- **Task**
Print word for word the first line of the listing below and every line after it, through the line with "import plotly.graph_objects as go". Leave out the pictures and the rest.
━━━━━━━━
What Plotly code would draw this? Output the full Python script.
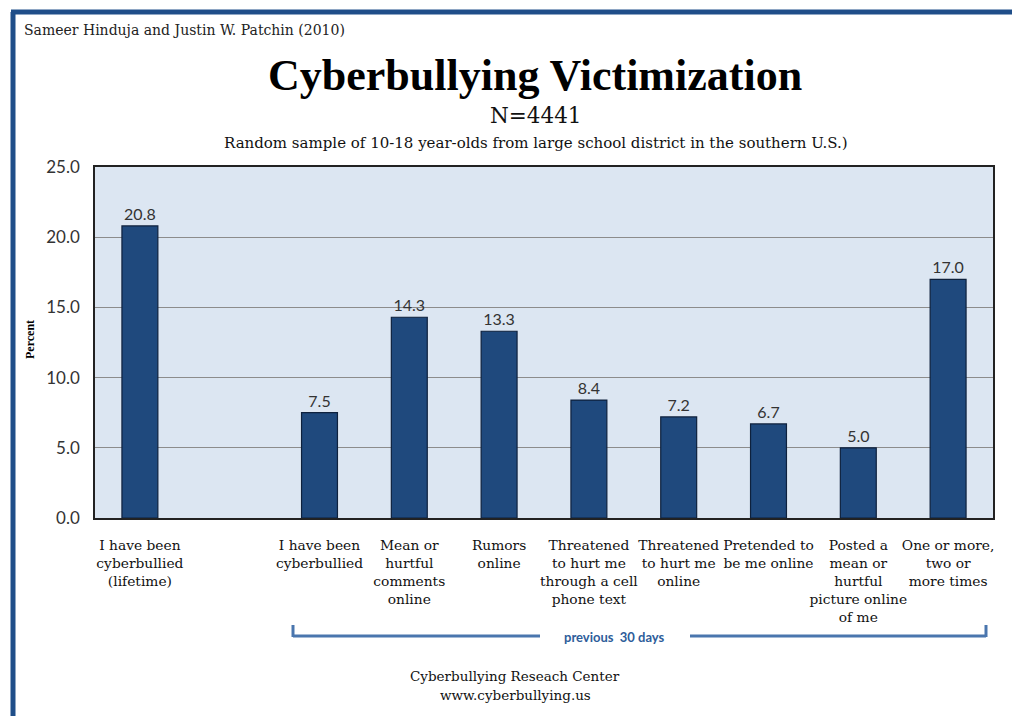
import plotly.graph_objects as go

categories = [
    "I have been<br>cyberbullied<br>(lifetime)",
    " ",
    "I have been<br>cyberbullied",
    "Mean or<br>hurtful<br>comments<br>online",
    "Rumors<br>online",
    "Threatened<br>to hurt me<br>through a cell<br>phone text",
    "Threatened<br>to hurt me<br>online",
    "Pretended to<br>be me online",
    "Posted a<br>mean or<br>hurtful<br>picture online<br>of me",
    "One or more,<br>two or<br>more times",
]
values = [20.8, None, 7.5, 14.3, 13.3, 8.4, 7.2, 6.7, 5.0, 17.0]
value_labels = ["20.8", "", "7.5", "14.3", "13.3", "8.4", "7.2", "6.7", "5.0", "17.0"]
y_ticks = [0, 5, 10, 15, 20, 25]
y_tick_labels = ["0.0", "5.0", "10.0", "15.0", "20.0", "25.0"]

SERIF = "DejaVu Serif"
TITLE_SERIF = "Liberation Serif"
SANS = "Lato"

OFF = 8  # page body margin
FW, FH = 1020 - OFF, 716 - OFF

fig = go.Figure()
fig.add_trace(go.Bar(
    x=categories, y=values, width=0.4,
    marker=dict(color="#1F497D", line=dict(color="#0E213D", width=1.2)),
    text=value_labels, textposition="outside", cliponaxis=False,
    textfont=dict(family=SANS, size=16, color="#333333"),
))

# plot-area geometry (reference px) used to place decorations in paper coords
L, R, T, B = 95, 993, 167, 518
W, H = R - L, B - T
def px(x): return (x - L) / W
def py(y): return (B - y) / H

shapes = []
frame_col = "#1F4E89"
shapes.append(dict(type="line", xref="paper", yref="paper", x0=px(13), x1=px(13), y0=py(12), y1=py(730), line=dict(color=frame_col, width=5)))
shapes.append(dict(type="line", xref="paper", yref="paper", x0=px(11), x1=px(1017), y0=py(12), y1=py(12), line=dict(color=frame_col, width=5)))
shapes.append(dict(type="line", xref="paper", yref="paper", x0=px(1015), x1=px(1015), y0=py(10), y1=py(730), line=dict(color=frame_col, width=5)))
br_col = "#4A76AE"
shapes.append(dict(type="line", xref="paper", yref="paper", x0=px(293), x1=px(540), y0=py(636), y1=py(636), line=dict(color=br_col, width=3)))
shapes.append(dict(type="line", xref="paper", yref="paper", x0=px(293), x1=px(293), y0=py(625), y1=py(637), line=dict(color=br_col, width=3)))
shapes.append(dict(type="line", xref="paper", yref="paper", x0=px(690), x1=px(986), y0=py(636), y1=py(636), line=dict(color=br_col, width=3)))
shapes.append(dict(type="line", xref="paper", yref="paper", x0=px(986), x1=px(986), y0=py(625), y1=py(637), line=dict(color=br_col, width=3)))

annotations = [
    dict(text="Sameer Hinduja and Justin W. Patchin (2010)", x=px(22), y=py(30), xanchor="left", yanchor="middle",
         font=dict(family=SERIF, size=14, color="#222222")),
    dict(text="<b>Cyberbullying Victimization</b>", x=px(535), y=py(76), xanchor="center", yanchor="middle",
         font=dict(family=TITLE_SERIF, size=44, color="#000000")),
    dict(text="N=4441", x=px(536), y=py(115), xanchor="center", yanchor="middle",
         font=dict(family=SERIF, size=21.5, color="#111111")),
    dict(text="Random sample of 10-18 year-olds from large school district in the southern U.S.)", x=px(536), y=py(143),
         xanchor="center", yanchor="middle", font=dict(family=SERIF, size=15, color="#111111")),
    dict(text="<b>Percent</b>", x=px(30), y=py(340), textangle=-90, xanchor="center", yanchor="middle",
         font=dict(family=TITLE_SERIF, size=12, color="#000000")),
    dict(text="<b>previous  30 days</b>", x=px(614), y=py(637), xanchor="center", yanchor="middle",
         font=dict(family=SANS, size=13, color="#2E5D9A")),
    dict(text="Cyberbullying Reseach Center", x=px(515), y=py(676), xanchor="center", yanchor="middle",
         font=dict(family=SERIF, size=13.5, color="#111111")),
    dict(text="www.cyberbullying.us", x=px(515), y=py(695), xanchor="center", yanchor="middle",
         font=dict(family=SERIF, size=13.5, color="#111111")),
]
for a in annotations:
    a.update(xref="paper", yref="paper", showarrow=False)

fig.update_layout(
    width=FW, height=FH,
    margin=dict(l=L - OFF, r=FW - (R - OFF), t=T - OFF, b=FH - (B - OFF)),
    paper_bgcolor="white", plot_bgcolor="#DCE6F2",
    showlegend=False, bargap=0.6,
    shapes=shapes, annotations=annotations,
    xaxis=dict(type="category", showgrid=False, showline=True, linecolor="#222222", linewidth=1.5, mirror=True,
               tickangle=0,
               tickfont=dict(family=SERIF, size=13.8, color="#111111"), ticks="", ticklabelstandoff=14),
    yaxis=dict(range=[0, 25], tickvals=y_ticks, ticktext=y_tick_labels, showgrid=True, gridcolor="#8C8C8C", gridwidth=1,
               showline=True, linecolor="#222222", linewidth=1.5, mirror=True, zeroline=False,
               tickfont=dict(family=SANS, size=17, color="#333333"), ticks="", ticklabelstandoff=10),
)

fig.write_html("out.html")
━━━━━━━━
- **Response to this task**
What Plotly code would draw this? Output the full Python script.
import plotly.graph_objects as go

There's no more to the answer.